The oldest spa in the world, already known to the early Greek colonisers of Southern Italy and dedicated to Apollo and the Nitrodes nymphs.
The Nitrodi Water
The water is classified as sulphate alkaline and alkaline-terreous hypothermal mineral water. Its therapeutic properties were recognised by the Ministry of Health with decree no. 3509 dating to 9th October 2003
Around 12,000 litres of water rush out of the Nitrodes Nymphs spring every hour. The water comes out of showers, wash basins and small fountains with no additives whatsoever. Visitors to the springs are advised to take frequent showers. For the first showers in particular you are advised to remain in the shower for at least 10 minutes.
The action of the minerals in the water leaves your skin soft and smooth but above all clean with no salt or smell residues, dilated pores and an epidermis able to breathe. The richness of the bicarbonate and the mixture of minerals contained in the Nitrodi springs favour the natural washing away of layers of dead cells.
After a Nitrodi shower we advise that you do not wash with soaps or cleaning products at least for a few hours in order not to block the skin’s pores once again. The effect of the bicarbonate on the hair will be evident right away with its full blown balsamic effect leaving it clean and smooth.
After washing we recommend that you leave it to dry in the sun to strengthen the effect of the minerals.

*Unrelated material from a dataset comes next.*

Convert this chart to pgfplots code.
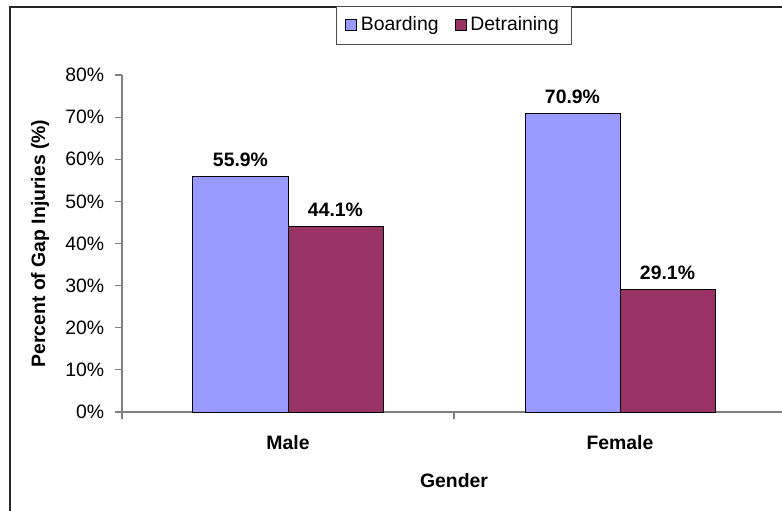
\documentclass[border=0pt]{standalone}
\usepackage{pgfplots}
\pgfplotsset{compat=1.18}
\usepackage{fontspec}
\setmainfont{Liberation Sans}

\definecolor{boarding}{HTML}{9999FF}
\definecolor{detraining}{HTML}{993366}
\definecolor{axisgray}{HTML}{808080}

\begin{document}
\begin{tikzpicture}
\fontsize{9.7}{11.5}\selectfont
% chart frame (runs off the right and bottom edge, as in the reference)
\draw[line width=1pt, black!85] (5pt,251.5pt) rectangle (420pt,-20pt);
\begin{axis}[
    at={(61pt,49pt)}, anchor=south west,
    scale only axis,
    width=332pt, height=168.5pt,
    xmin=-0.5, xmax=1.5,
    ymin=0, ymax=80,
    ybar=0pt, bar width=47.5pt,
    axis x line*=bottom, axis y line*=left,
    axis line style={axisgray, line width=0.6pt},
    tick style={axisgray, line width=0.6pt},
    tick align=outside,
    xtick={0,1}, xticklabels={Male,Female},
    major x tick style={draw=none},
    minor xtick={-0.5,0.5,1.5},
    minor tick length=3.5pt,
    major tick length=3.5pt,
    ytick={0,10,...,80},
    yticklabel={\pgfmathprintnumber{\tick}\%},
    /pgf/number format/assume math mode=true,
    yticklabel style={font=\fontsize{9.7}{11.5}\selectfont, black, xshift=-2pt},
    xticklabel style={font=\fontsize{9.7}{11.5}\selectfont\bfseries, black, yshift=-5pt},
    xlabel={Gender},
    ylabel={Percent of Gap Injuries (\%)},
    label style={font=\fontsize{9.7}{11.5}\selectfont\bfseries},
    xlabel style={at={(axis description cs:0.5,-0.2047)}, anchor=center},
    ylabel style={at={(axis description cs:-0.1235,0.5)}, anchor=center},
    nodes near coords={\pgfmathprintnumber[fixed,fixed zerofill,precision=1]{\pgfplotspointmeta}\%},
    nodes near coords style={font=\fontsize{9.7}{11.5}\selectfont\bfseries, black, yshift=1.5pt},
    legend columns=2,
    legend style={at={(0.5,1.1483)}, anchor=center, draw=black!70,
        font=\fontsize{9.7}{11.5}\selectfont, inner xsep=4.5pt, inner ysep=3.2pt,
        /tikz/every even column/.append style={column sep=6pt}},
    legend image code/.code={\draw[#1, draw=black, line width=0.4pt] (0pt,-2.75pt) rectangle (5.5pt,2.75pt);},
    clip=false,
]
\addplot[fill=boarding, draw=black, line width=0.5pt] coordinates {(0,55.9) (1,70.9)};
\addplot[fill=detraining, draw=black, line width=0.5pt] coordinates {(0,44.1) (1,29.1)};
\legend{Boarding, Detraining}
\end{axis}
\pgfresetboundingbox
\useasboundingbox (0,0) rectangle (391pt,255pt);
\end{tikzpicture}
\end{document}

The second group of votive reliefs was discovered in 1757 and was made up of a grand total of thirteen elements. Of these 11 have survived to our own times. One was lost as early as 1845-6. The other, dedicated to Menippus, an Alpine foothill doctor, Apollo and the Nitrodes nymphs, was kept at the Naples National Archaeological Museum until 1989 when it appears to have been stolen during re-organisation work on some of the museum’s rooms.
There is also a further relief, present in Lyde Browne's Wimbledon collection, which is now kept at the St Petersburg State Hermitage Museum in Russia after the whole collection was bought by Catherine II in 1785-7. Russian scholar O. Neverov attributed it to the collection of votive tablets found at the Nitrodi spring in 1757.